The CMYK model is used in printing business:

  • Each channel shows how much paint should be dropped on the pixel (0..100%).
  • This model uses secondary color channels (because of reflected light): Cyan, Magenta, Yellow and Key.
  • Key is not black although it looks so in most cases. It’s used to compensate the lack of true “blackness” after mixing together all the paints.
  • CMYK covers less possible colors than other models (because it’s pretty hard to reflect 100% of some wave length; a little bit of swallowing always occurs in real life).
  • CMYK is never used in web; it’s used only in printing business.

HSL and HSB

These models are probably the most interesting to play with. As we saw, the RGB tone selection model is linear and starts with Red, the goes through Yellow to Green, then goes through Cyan to Blue, and finishes with Magenta then back to Red.

Now imagine it circular: RGBR. This allows determine the color tone as 0..360°:

  • R = / 360°
  • Y = 60°
  • G = 120°
  • C = 180°
  • B = 240°
  • M = 300°

This it the Hue component of the HSL/B model.

The L stands for the lightness; it means that “pure color” is 0.5 (or 50% in most notations):

  • decreasing that value to zero makes the color darker down to black;
  • increasing the value to 1.0 / 100% makes it glowing to white.

The HSB and HSV models use B for brightness (or V for value). That “pure color” is B=1.0 and decreasing the B value to zero fades it to black.
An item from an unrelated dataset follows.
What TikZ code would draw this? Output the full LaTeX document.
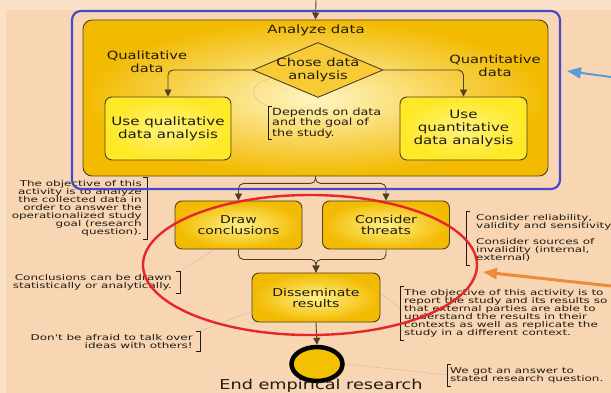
\documentclass[tikz,border=0pt]{standalone}
\usepackage{fontspec}
\setmainfont{DejaVu Sans}[FakeStretch=1.3]
\newfontfamily\notefont{DejaVu Sans}[FakeStretch=1.5]
\usetikzlibrary{positioning, shapes.geometric, arrows.meta}

\definecolor{peach}{HTML}{F8D6B3}
\definecolor{peachlight}{HTML}{FBE1C7}
\definecolor{gold}{HTML}{F2BA00}
\definecolor{cream}{HTML}{FFF5C4}
\definecolor{lemon}{HTML}{FFE826}
\definecolor{lemonlight}{HTML}{FFF37C}
\definecolor{dia}{HTML}{F7CA36}
\definecolor{rim}{HTML}{4F4020}
\definecolor{ink}{HTML}{1F1B15}
\definecolor{hintgray}{HTML}{A89A8A}
\definecolor{frameblue}{HTML}{4549CF}
\definecolor{ringred}{HTML}{E6262B}
\definecolor{pointblue}{HTML}{5A9BDC}
\definecolor{pointorange}{HTML}{EF8A3A}

\begin{document}
\begin{tikzpicture}[x=1pt, y=-1pt,
  panel/.style={draw=rim, line width=0.9pt, rounded corners=9pt, inner color=cream, outer color=gold},
  act/.style={draw=rim, line width=0.9pt, rounded corners=7pt, inner color=cream!60!lemon, outer color=gold,
    minimum width=127pt, minimum height=48pt, align=center, text=ink, font=\fontsize{10.8}{11}\selectfont},
  use/.style={act, inner color=lemonlight, outer color=lemon, minimum height=63pt, font=\fontsize{11.6}{13}\selectfont},
  choice/.style={diamond, draw=rim, line width=0.9pt, fill=dia, minimum width=130pt, minimum height=55pt, inner sep=0pt},
  tag/.style={align=center, text=ink, font=\fontsize{11.3}{12.8}\selectfont},
  note/.style={font=\notefont\fontsize{8}{8.1}\selectfont, text=ink, inner xsep=4pt, inner ysep=3pt},
  brace/.style={draw=ink, line width=0.8pt},
  hint/.style={draw=hintgray, densely dotted, line width=0.5pt},
  flow/.style={draw=rim, line width=0.9pt, rounded corners=5pt, -{Triangle[width=7pt,length=7pt]}},
  pointer/.style={line width=2pt, -{Triangle[width=11pt,length=14pt]}}]

\useasboundingbox (0,0) rectangle (611,393);
\fill[peachlight] (0,0) rectangle (611,393);
\fill[peach] (6,10) rectangle (611,393);

% analysis panel
\node[panel, minimum width=465pt, minimum height=156pt] (analyze) at (315.5,98) {};
\node[tag, font=\fontsize{11.5}{13}\selectfont] (title) at (316,30) {Analyze data};
\node[choice] (choose) at (318,70) {};
\node[tag] (chooselbl) at (choose) {Chose data\\analysis};
\node[tag] (qualtag) at (147,62) {Qualitative\\data};
\node[tag] (quanttag) at (495,66) {Quantitative\\data};
\node[use, minimum width=126pt] (qual) at (168,128.5) {Use qualitative\\data analysis};
\node[use] (quant) at (463.5,128.5) {Use\\quantitative\\data analysis};
\node[anchor=north west, align=left, text=ink, font=\fontsize{9.8}{10.5}\selectfont, inner xsep=4pt, inner ysep=1.5pt]
  (depends) at (268,106) {Depends on data\\and the goal of\\the study.};

% later activities
\node[act] (concl) at (238.5,225) {Draw\\conclusions};
\node[act] (threats) at (386,225) {Consider\\threats};
\node[act, minimum width=128pt, minimum height=49pt] (dissem) at (316,297.5) {Disseminate\\results};
\node[ellipse, draw=black, line width=4.5pt, fill=gold!90!yellow, minimum width=51pt, minimum height=34pt] (end) at (317,364) {};
\node[text=ink, font=\fontsize{13.6}{15}\selectfont] (endtag) at (321,385.5) {End empirical research};

% side notes
\node[note, anchor=north east, align=right, inner xsep=5pt] (n1) at (147,177)
  {The objective of this\\activity is to analyze\\the collected data in\\order to answer the\\operationalized study\\goal (research\\question).};
\node[note, anchor=north east, align=right, inner xsep=8pt] (n2) at (180,271)
  {Conclusions can be drawn\\statistically or analytically.};
\node[note, anchor=north east, align=right, inner xsep=7pt] (n3) at (200,331)
  {Don't be afraid to talk over\\ideas with others!};
\node[note, anchor=north west, align=left, inner xsep=10pt] (n4) at (466,211)
  {Consider reliability,\\validity and sensitivity\\[8pt]Consider sources of\\invalidity (internal,\\external)};
\node[note, anchor=north west, align=left] (n5) at (400,286)
  {The objective of this activity is to\\report the study and its results so\\that external parties are able to\\understand the results in their\\contexts as well as replicate the\\study in a different context.};
\node[note, anchor=north west, align=left, inner xsep=3pt] (n6) at (447,364)
  {We got an answer to\\stated research question.};

% brackets
\draw[brace] ([xshift=4pt]depends.north west) -- (depends.north west) -- (depends.south west) -- ([xshift=4pt]depends.south west);
\foreach \n in {n1, n2, n3}
  \draw[brace] ([xshift=-4pt]\n.north east) -- (\n.north east) -- (\n.south east) -- ([xshift=-4pt]\n.south east);
\foreach \n in {n4, n5, n6}
  \draw[brace] ([xshift=4pt]\n.north west) -- (\n.north west) -- (\n.south west) -- ([xshift=4pt]\n.south west);

% dotted hints
\draw[hint] (choose.190) .. controls (246,84) and (250,100) .. (depends.north west);
\draw[hint] (n1.north east) -- ([xshift=76pt]analyze.south west);
\draw[hint] (n2.north east) -- ([xshift=40pt]concl.south west);
\draw[hint] (n3.north east) -- ([yshift=11pt]dissem.south west);
\draw[hint] ([yshift=4pt]dissem.east) -- ([yshift=5pt]n5.west);
\draw[hint] (end.east) -- (n6.west);

% flow
\coordinate (entry) at (316,0);
\draw[flow] (entry) -- (analyze.north);
\draw[flow] (choose.west) -| (qual.north);
\draw[flow] (choose.east) -| (quant.north);
\draw[flow] (analyze.south) -- ++(0,7) -| (concl.north);
\draw[flow] (analyze.south) -- ++(0,7) -| (threats.north);
\draw[flow] (concl.south) -- ++(0,10) -| (dissem.north);
\draw[flow] (threats.south) -- ++(0,10) -| (dissem.north);
\draw[flow] (dissem.south) -- (end.north);

% markings on top
\draw[ringred, line width=2.4pt] (310,265) ellipse [x radius=167, y radius=70];
\draw[frameblue, line width=2.2pt, rounded corners=9pt] (72,11) rectangle (560,189);
\coordinate (bluefrom) at (611,77);
\coordinate (blueto) at (567,71);
\draw[pointer, pointblue] (bluefrom) -- (blueto);
\coordinate (orangefrom) at (611,286);
\coordinate (orangeto) at (483,272);
\draw[pointer, pointorange, line width=3pt] (orangefrom) -- (orangeto);
\end{tikzpicture}
\end{document}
The S stands for saturation which is the measure of how much the color differs from the neutral (black-grey-white depending on the Lightness value). It’s measured as 0..1 or in % in most notations.

Web uses HSL model with %, not the HSB:

  • the orange is hsl(30, 100%, 50%) and light-orange is hsl(30, 100%, 85%) (the lightness has been increased);
  • the golden-brown is hsl(30, 100%, 30%); decreasing the saturation fades it to dark-grey-brown hsl(30, 30%, 30%).

Why do we need it HSL?

Try to make the lawn-green color #7cfc00 darker or lighter in RGB (try this page). Can you do it fast? RGB generates arbitrary numbers whilst performing human-friendly color operations. Whereas HSL speaks way more clear language: “darker” means “decrease the Lightness” and “brighter”“bump the Saturation”. HSL helps to build harmony palettes: opposite colors, tints and swatches and so on. Check out this example.

Alpha-channel

  • It is used together with the RGB and HSL/B models.
  • It’s an extra channel describing the opacity-transparency (1..0) balance.
  • It’s used in rgba() and hsla() CSS rules.
    • The #-notation accepts the alpha as well:
      #202020a0 is equal to rgba(32, 32, 32, .625)
      #2228 is pretty close to rgba(34, 34, 34, .531) (due to rounding).

Important

The alpha-channel is not the opacity CSS property!
The opacity makes the whole element opaque/transparent whereas alpha-channel is applied to the color (text color, border color, background color etc.).


Programming the color

Now we know how to program the color conveniently. CSS preprocessors are pretty good at that. Both LESS and SASS/SCSS have powerful toolset for color management including channel processing (both RGB and HSL), transforming and so on. Refer to appropriate manuals for more details:

The Color-lite package can help programming the color in Javascript. It can be found on NPM repository and on GitHub. It powers the color demo page as well.